-- Start of Data shown --
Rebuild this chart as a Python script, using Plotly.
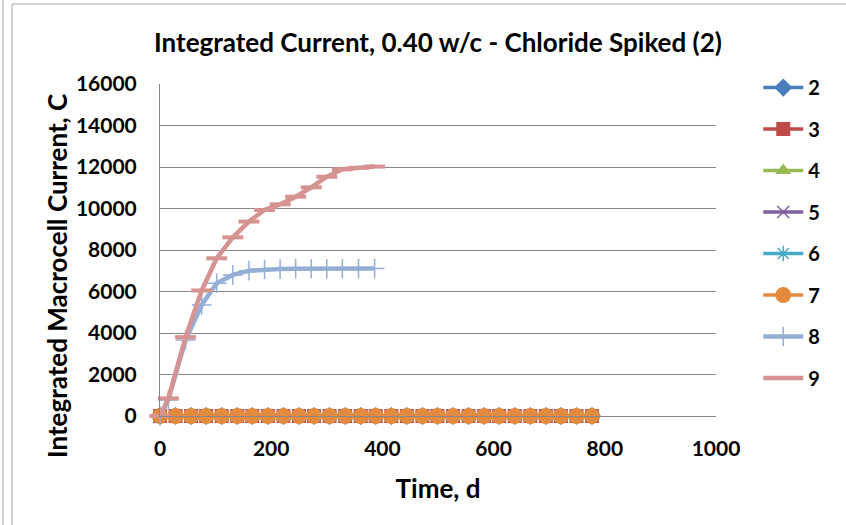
import plotly.graph_objects as go

# ---------------- data ----------------
series_names = ["2", "3", "4", "5", "6", "7", "8", "9"]

days_long = [0, 28, 56, 83, 111, 139, 166, 194, 222, 250, 277, 305, 333, 361, 388,
             416, 444, 472, 499, 527, 555, 583, 610, 638, 666, 694, 721, 749, 777]
zeros_long = [0] * len(days_long)

days_short = [0, 15, 46, 75, 102, 131, 160, 188, 216, 244, 272, 300, 328, 357, 386]
s8_values = [0, 770, 3660, 5350, 6400, 6800, 7000, 7060, 7080, 7100, 7100, 7100, 7100, 7110, 7110]
s9_values = [0, 850, 3800, 6050, 7600, 8610, 9370, 9930, 10200, 10570, 11020, 11530, 11890, 11960, 12020]

x_ticks = [0, 200, 400, 600, 800, 1000]
y_ticks = [0, 2000, 4000, 6000, 8000, 10000, 12000, 14000, 16000]

title_text = "Integrated Current, 0.40 w/c - Chloride Spiked (2)"
x_title = "Time, d"
y_title = "Integrated Macrocell Current, C"

# ---------------- styles ----------------
colors = ["#4A7EBB", "#BE4B48", "#98B954", "#7D60A0", "#46AAC5", "#E48A3F", "#94AED6", "#D69391"]
symbols = ["diamond", "square", "triangle-up", "x-thin-open", "asterisk-open",
           "circle", "cross-thin-open", "line-ew-open"]
sizes = [14, 14, 14, 12, 13, 16, 14, 15]
line_widths = [3.5, 3.5, 3.5, 3.5, 3.5, 3.5, 4.5, 4.5]
marker_line_widths = [0, 0, 0, 1.5, 1.5, 0, 1.5, 4]

series_x = [days_long] * 6 + [days_short, days_short]
series_y = [zeros_long] * 6 + [s8_values, s9_values]

FONT = "Lato"

fig = go.Figure()
for i, name in enumerate(series_names):
    fig.add_trace(go.Scatter(
        x=series_x[i], y=series_y[i], name=name, legendgroup=name,
        mode="lines+markers",
        line=dict(color=colors[i], width=line_widths[i]),
        marker=dict(symbol=symbols[i], size=sizes[i], color=colors[i],
                    line=dict(color=colors[i], width=marker_line_widths[i])),
        cliponaxis=False,
    ))

fig.update_layout(
    width=846, height=525,
    paper_bgcolor="white", plot_bgcolor="white",
    margin=dict(l=160, r=130, t=84, b=109, autoexpand=False),
    title=dict(text=title_text, x=0.5, xref="paper", xanchor="center",
               y=1 - 43 / 525, yanchor="middle",
               font=dict(family=FONT, size=26, color="black", weight="bold")),
    font=dict(family=FONT, color="black"),
    legend=dict(x=1.076, xanchor="left", y=1.048, yanchor="top",
                traceorder="grouped", tracegroupgap=12.5, maxheight=520,
                font=dict(family=FONT, size=20, color="black", weight="bold"),
                bgcolor="rgba(0,0,0,0)", itemwidth=40),
    showlegend=True,
    annotations=[dict(text=y_title, textangle=-90, xref="paper", yref="paper",
                      x=(57 - 160) / 556, y=(416 - 276) / 332,
                      xanchor="center", yanchor="middle", showarrow=False,
                      font=dict(family=FONT, size=26, color="black", weight="bold"))],
)

fig.update_xaxes(range=[0, 1000], tickvals=x_ticks, ticktext=[str(v) for v in x_ticks],
                 showgrid=False, automargin=False,
                 showline=True, linecolor="#878787", linewidth=1, zeroline=False,
                 ticks="", ticklabelstandoff=14,
                 tickfont=dict(family=FONT, size=21, color="black", weight="bold"),
                 title=dict(text=x_title, standoff=20,
                            font=dict(family=FONT, size=26, color="black", weight="bold")))
fig.update_yaxes(range=[0, 16000], tickvals=y_ticks, ticktext=[str(v) for v in y_ticks],
                 showgrid=True, gridcolor="#878787", automargin=False,
                 gridwidth=1, showline=True, linecolor="#878787", linewidth=1, zeroline=False,
                 ticks="", ticklabelstandoff=18,
                 tickfont=dict(family=FONT, size=21, color="black", weight="bold"))

# chart frame (left and top edges only; the rest lies outside the picture)
frame_color = "#A6A6A6"
fig.add_shape(type="line", xref="paper", yref="paper",
              x0=(3 - 160) / 556, x1=(3 - 160) / 556, y0=(416 + 20) / 332, y1=(416 - 560) / 332,
              line=dict(color=frame_color, width=1))
fig.add_shape(type="line", xref="paper", yref="paper",
              x0=(12 - 160) / 556, x1=(12 - 160) / 556, y0=(416 - 4) / 332, y1=(416 - 560) / 332,
              line=dict(color=frame_color, width=1))
fig.add_shape(type="line", xref="paper", yref="paper",
              x0=(12 - 160) / 556, x1=(950 - 160) / 556, y0=(416 - 4) / 332, y1=(416 - 4) / 332,
              line=dict(color=frame_color, width=1))

fig.write_html("out.html", config={"displayModeBar": False},
               post_script="document.body.style.margin='0px';document.body.style.padding='0px';")
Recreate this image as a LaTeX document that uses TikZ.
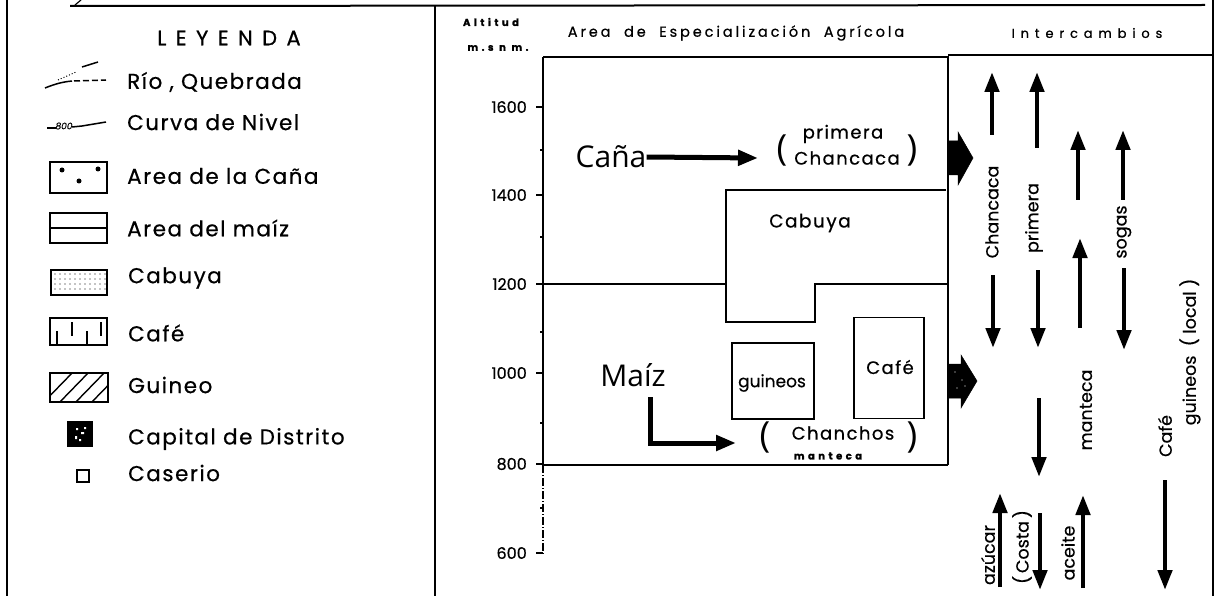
\documentclass[tikz,border=0pt]{standalone}
\usepackage{fontspec}
\setmainfont{Poppins}[FakeBold=0.5]
\newfontfamily\thinfont{Open Sans}
\newfontfamily\legfont[LetterSpace=7,FakeBold=0.6]{Poppins}
\newfontfamily\spacedfont[LetterSpace=45,FakeBold=0.8]{Poppins}
\newfontfamily\widefont[LetterSpace=20,FakeBold=0.5]{Poppins}
\newfontfamily\midfont[LetterSpace=8,FakeBold=0.6]{Poppins}
\newfontfamily\tinyfont[LetterSpace=35,FakeBold=1.5]{Poppins}
\usetikzlibrary{arrows.meta}
\begin{document}
\begin{tikzpicture}[x=1pt,y=-1pt,
  frame/.style={line width=2pt},
  ln/.style={line width=2pt},
  lab/.style={inner sep=0pt, font=\midfont\fontsize{18}{20}\selectfont},
  leg/.style={inner sep=0pt, anchor=west, font=\legfont\fontsize{21.5}{23}\selectfont},
  ticklab/.style={inner sep=0pt, anchor=east, font=\fontsize{16}{17}\selectfont},
  rlab/.style={inner sep=0pt, rotate=90, font=\fontsize{17.5}{19}\selectfont},
  big/.style={inner sep=0pt, font=\thinfont\fontsize{30}{32}\selectfont},
  paren/.style={inner sep=0pt, font=\thinfont\fontsize{36}{38}\selectfont},
  xarr/.style={line width=4.5pt, -{Triangle[length=20pt,width=14pt]}},
  harr/.style={line width=5pt, -{Triangle[length=20pt,width=15pt]}},
  fat/.style={fill=black, draw=black, line width=0.5pt}]
\useasboundingbox (0,0) rectangle (1215,596);
% ---------- frame ----------
\draw[frame] (7,0) -- (7,596);
\draw[frame] (1213,0) -- (1213,596);
\draw[frame] (435,6) -- (435,596);
\draw[frame] (70,6) -- (1205,5);
\draw[line width=1.2pt] (75,5) -- (81,0);
\draw[ln] (948,55) -- (1213,55);
% ---------- legend ----------
\node[inner sep=0pt, font=\spacedfont\fontsize{21}{23}\selectfont] (leyenda) at (229,38) {LEYENDA};
% rio
\draw[line width=1.5pt] (45,88) .. controls (55,84) and (62,82) .. (72,81);
\draw[line width=1.5pt, dash pattern=on 6pt off 3pt] (74,81) -- (106,80);
\draw[line width=1pt, dotted] (58,80) -- (76,72);
\draw[line width=1.5pt] (82,67) -- (98,62);
\node[leg] (trio) at (127,82) {Río , Quebrada};
% curva
\draw[line width=1.5pt] (47,128) -- (56,128);
\node[inner sep=0pt, font=\itshape\fontsize{9}{10}\selectfont] (c800) at (64,126) {800};
\draw[line width=1.5pt] (72,127) -- (82,126) -- (106,122);
\node[leg] (tcurva) at (127,122) {Curva de Nivel};
% cana box
\draw[line width=1.6pt] (50,162) rectangle (107,193);
\fill (62,170) circle (2.5pt) (98,169) circle (2.5pt) (79,181) circle (2.5pt);
\node[leg] (tcana) at (127,176) {Area de la Caña};
% maiz box
\draw[line width=1.6pt] (50,213) rectangle (107,243);
\draw[line width=1.6pt] (50,228) -- (107,228);
\node[leg] (tmaiz) at (127,228) {Area del maíz};
% cabuya box
\draw[line width=1.6pt] (51,270) rectangle (107,295);
\foreach \yy in {274,279,284,289} {\foreach \xx in {55,60,...,105} {\fill (\xx,\yy) circle (0.7pt);}}
\node[leg] (tcabuya) at (128,278) {Cabuya};
% cafe box
\draw[line width=1.6pt] (50,318) rectangle (107,345);
\draw[line width=1.3pt] (57,331) -- (57,345) (72,322) -- (72,336) (87,331) -- (87,345) (101,322) -- (101,336);
\node[leg] (tcafe) at (128,333) {Café};
% guineo box
\begin{scope}
\clip (50,373) rectangle (108,402);
\foreach \xx in {40,56,...,136} {\draw[line width=1.4pt] (\xx,406) -- (\xx+36,369);}
\end{scope}
\draw[line width=1.6pt] (50,373) rectangle (108,402);
\node[leg] (tguineo) at (128,385) {Guineo};
% capital
\fill (67,421) rectangle (93,447);
\fill[white] (76,428) rectangle (78,430) (81,432) rectangle (84,434) (75,436) rectangle (77,439) (84,427) rectangle (86,429) (79,439) rectangle (81,441);
\node[leg] (tcapital) at (128,439) {Capital de Distrito};
% caserio
\draw[line width=1.6pt] (77,470) rectangle (89,482);
\node[leg] (tcaserio) at (128,473) {Caserio};
% ---------- chart headers ----------
\node[inner sep=0pt, font=\tinyfont\bfseries\fontsize{10}{11}\selectfont] (alt) at (491,22) {Altitud};
\node[inner sep=0pt, font=\tinyfont\bfseries\fontsize{10}{11}\selectfont] (msnm) at (498,48) {m.s n m.};
\node[inner sep=0pt, font=\widefont\fontsize{14.5}{16}\selectfont] (area) at (736,33) {Area \ de \ Especialización \ Agrícola};
\node[inner sep=0pt, font=\spacedfont\fontsize{13}{15}\selectfont] (inter) at (1087,33) {Intercambios};
% ---------- axis ----------
\draw[ln] (543,57) -- (543,465);
\draw[line width=1.3pt, dash pattern=on 8pt off 2pt on 1pt off 2pt] (543,465) -- (543,555);
\foreach \yy/\lab in {107/1600,195/1400,284/1200,373/1000,464/800,553/600} {
  \draw[line width=1.4pt] (536,\yy) -- (543,\yy);
  \node[ticklab] at (527,\yy) {\lab};
}
\foreach \yy in {150,237,332,423,508} {\draw[line width=1.2pt] (540,\yy) -- (543,\yy);}
% ---------- chart boxes ----------
\draw[ln] (543,57) -- (948,57) -- (948,465);
\draw[line width=2.6pt] (543,465) -- (948,465);
\draw[ln] (543,284) -- (726,284);
\draw[ln] (946,190) -- (726,190) -- (726,322) -- (815,322) -- (815,284) -- (948,284);
\node[lab, font=\midfont\fontsize{18.5}{20}\selectfont] (cabuya) at (810,223) {Cabuya};
\node[draw, line width=1.8pt, minimum width=82pt, minimum height=76pt, inner sep=0pt] (guineos) at (773,381) {};
\node[inner sep=0pt, font=\fontsize{17}{19}\selectfont] at (772,383) {guineos};
\node[draw, line width=1.8pt, minimum width=70pt, minimum height=101pt, inner sep=0pt] (cafe) at (889,368) {};
\node[lab] at (890,367) {Café};
% cana
\node[big] (cana) at (611,157) {Caña};
\node[paren] (lp1) at (782,150) {(};
\node[paren] (rp1) at (912,150) {)};
\node[lab] (primera) at (843,134) {primera};
\node[lab] (chancaca) at (847,158) {Chancaca};
\draw[harr] (cana.east) -- (758,158);
% maiz
\node[big] (maiz) at (633,375) {Maíz};
\node[paren] (lp2) at (765,437) {(};
\node[paren] (rp2) at (912,437) {)};
\node[lab] (chanchos) at (843,433) {Chanchos};
\node[inner sep=0pt, font=\tinyfont\bfseries\fontsize{10}{11}\selectfont] (manteca) at (828,456) {manteca};
\coordinate (mz0) at (650,397);
\coordinate (mz1) at (736,443);
\draw[line width=5pt, -{Triangle[length=20pt,width=15pt]}] (mz0) |- (mz1);
% fat arrows
\draw[fat] (948,141) -- (958,141) -- (958,132) -- (973,158) -- (958,185) -- (958,175) -- (948,175) -- cycle;
\draw[fat] (948,364) -- (961,364) -- (961,355) -- (977,381) -- (961,408) -- (961,398) -- (948,398) -- cycle;
\fill[white] (955,372) circle (0.6pt) (962,380) circle (0.7pt) (957,388) circle (0.6pt) (965,386) circle (0.6pt);
% ---------- intercambios ----------
\coordinate (a1s) at (992,135); \coordinate (a1e) at (992,72);
\coordinate (a2s) at (993,275); \coordinate (a2e) at (993,348);
\coordinate (b1s) at (1037,148); \coordinate (b1e) at (1037,72);
\coordinate (b2s) at (1038,270); \coordinate (b2e) at (1038,348);
\coordinate (b3s) at (1039,398); \coordinate (b3e) at (1039,477);
\coordinate (b4s) at (1040,513); \coordinate (b4e) at (1040,590);
\coordinate (azs) at (1000,587); \coordinate (aze) at (1000,493);
\coordinate (c1s) at (1078,200); \coordinate (c1e) at (1078,130);
\coordinate (c2s) at (1080,328); \coordinate (c2e) at (1080,238);
\coordinate (acs) at (1083,588); \coordinate (ace) at (1083,495);
\coordinate (d1s) at (1123,200); \coordinate (d1e) at (1123,130);
\coordinate (d2s) at (1124,268); \coordinate (d2e) at (1124,350);
\coordinate (e1s) at (1165,480); \coordinate (e1e) at (1165,590);
\foreach \p in {a1,a2,b1,b2,b3,b4,az,c1,c2,ac,d1,d2,e1} {\draw[xarr] (\p s) -- (\p e);}
\node[rlab] (lchancaca) at (992,212) {Chancaca};
\node[rlab] (lprimera) at (1034,218) {primera};
\node[rlab] (lsogas) at (1124,232) {sogas};
\node[rlab] (lmanteca) at (1086,410) {manteca};
\node[rlab] (lcafe) at (1165,436) {Café};
\node[rlab] (lguineos) at (1190,352) {guineos \ ( local )};
\node[rlab] (lazucar) at (988,555) {azúcar};
\node[rlab] (lcosta) at (1022,547) {(\,Costa\,)};
\node[rlab] (laceite) at (1068,553) {aceite};
\end{tikzpicture}
\end{document}
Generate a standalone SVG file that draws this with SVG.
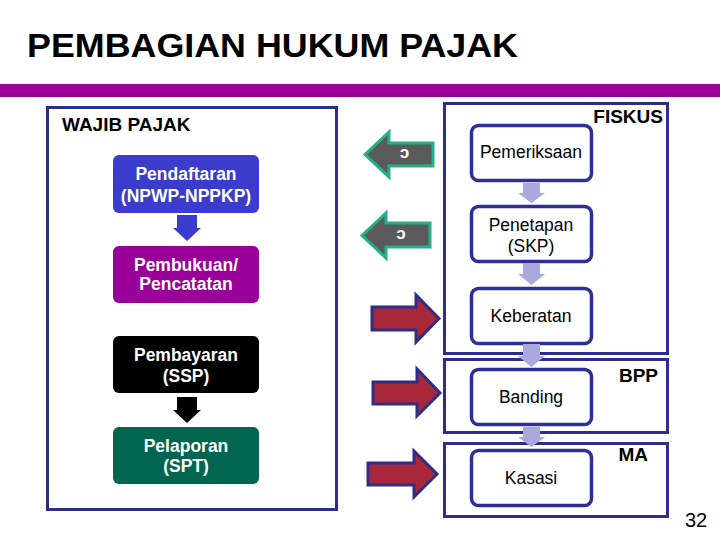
-- End of Data shown --
Description of the task
Which lines in the records above contain the string "standalone"? Copy each one.

Written answer
\documentclass[tikz,border=0pt]{standalone}
Generate a standalone SVG file that draws this with SVG.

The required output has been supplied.